> [SET EXERCISE]: Don't include pictures. Quote the lines below from the first through the line that contains "import numpy as np".

* Start *

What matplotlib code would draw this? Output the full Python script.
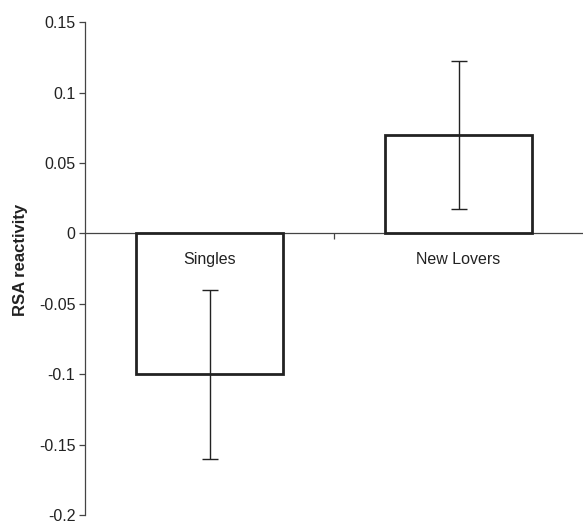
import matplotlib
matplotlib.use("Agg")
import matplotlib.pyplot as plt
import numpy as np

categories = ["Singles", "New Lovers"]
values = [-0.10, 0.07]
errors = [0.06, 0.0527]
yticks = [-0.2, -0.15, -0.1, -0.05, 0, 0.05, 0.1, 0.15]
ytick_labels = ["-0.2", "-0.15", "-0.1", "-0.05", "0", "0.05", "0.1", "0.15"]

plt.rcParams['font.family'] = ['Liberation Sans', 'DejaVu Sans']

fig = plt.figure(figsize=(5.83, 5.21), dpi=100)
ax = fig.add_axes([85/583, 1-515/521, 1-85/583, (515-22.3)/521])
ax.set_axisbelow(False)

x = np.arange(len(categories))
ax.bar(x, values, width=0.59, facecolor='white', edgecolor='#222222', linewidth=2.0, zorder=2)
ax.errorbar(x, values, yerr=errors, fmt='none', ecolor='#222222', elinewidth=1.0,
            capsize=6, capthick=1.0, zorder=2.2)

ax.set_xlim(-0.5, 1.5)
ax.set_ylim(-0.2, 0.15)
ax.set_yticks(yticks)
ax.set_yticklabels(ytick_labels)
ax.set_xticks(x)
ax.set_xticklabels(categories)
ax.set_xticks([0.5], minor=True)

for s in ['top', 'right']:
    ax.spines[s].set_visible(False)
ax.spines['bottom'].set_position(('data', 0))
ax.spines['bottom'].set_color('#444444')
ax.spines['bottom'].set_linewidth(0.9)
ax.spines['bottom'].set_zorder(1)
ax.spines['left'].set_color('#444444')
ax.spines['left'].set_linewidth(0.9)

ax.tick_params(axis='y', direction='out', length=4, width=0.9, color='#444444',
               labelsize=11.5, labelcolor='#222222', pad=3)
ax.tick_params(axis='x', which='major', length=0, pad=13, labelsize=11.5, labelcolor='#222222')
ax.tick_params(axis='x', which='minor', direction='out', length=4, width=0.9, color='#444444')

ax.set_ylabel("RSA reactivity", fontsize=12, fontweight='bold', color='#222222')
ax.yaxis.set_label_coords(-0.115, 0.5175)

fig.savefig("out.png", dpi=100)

* End *

> [TASK RESULT]:
What matplotlib code would draw this? Output the full Python script.
import matplotlib
matplotlib.use("Agg")
import matplotlib.pyplot as plt
import numpy as np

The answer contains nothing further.